Description
This is an Assertion Status model which allows you to detect if a mentioned amount or percentage is stated to be increased or decreased in context.
Predicted Entities
INCREASE
, DECREASE
, NOT_STATED
How to use
document_assembler = nlp.DocumentAssembler()\
.setInputCol("text")\
.setOutputCol("document")
sentence_detector = nlp.SentenceDetector()\
.setInputCols(["document"])\
.setOutputCol("sentence")
tokenizer = nlp.Tokenizer() \
.setInputCols(["sentence"]) \
.setOutputCol("token")\
.setContextChars(['.', ',', ';', ':', '!', '?', '*', '-', '(', ')', '"', "'", '%', '&'])
embeddings = nlp.BertEmbeddings.pretrained("bert_embeddings_sec_bert_base","en") \
.setInputCols(["sentence", "token"]) \
.setOutputCol("embeddings")
ner_model = finance.BertForTokenClassification.pretrained("finner_responsibility_reports", "en", "finance/models")\
.setInputCols(["sentence", "token"])\
.setOutputCol("ner")\
.setCaseSensitive(True)\
.setMaxSentenceLength(512)
ner_converter = nlp.NerConverter()\
.setInputCols(["sentence", "token", "ner"])\
.setOutputCol("ner_chunk")\
.setWhiteList(["AMOUNT", "PERCENTAGE"])
fin_assertion = finance.AssertionDLModel.pretrained("finassertion_increase_decrease_amounts", "en", "finance/models")\
.setInputCols(["sentence", "ner_chunk", "embeddings"])\
.setOutputCol("assertion")\
nlpPipeline = nlp.Pipeline(stages=[
document_assembler,
sentence_detector,
tokenizer,
embeddings,
ner_model,
ner_converter,
fin_assertion
])
empty_data = spark.createDataFrame([[""]]).toDF("text")

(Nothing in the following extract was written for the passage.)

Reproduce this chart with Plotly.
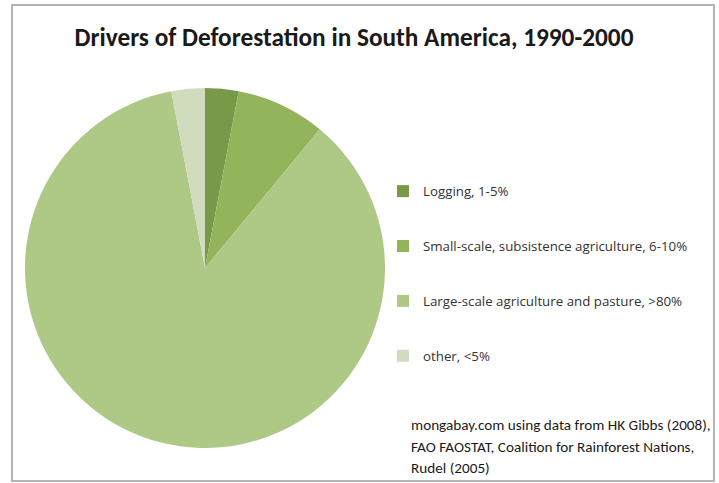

model = nlpPipeline.fit(empty_data)
text_list = ["""This reduction in GHG emissions from the previous year can be attributed to a decrease in Scope 2 emissions from indirect energy use, which decreased from 13,907 metric tons CO2e in 2020 to 12,297 metric tons CO2e in 2021.""",
"""Cal Water's year-over-year total energy consumption increased slightly from 584,719 GJ in 2020 to 587,923 GJ in 2021.""",
"""In 2020, 89 % of our employees received a year-end performance review while in 2021, this increased to 93 %.""",
"""With over 80,000 consultants and professionals in 400 locations globally, CGI has a strong presence in the technology sector, offering end-to-end services to over 5,500 clients ."""]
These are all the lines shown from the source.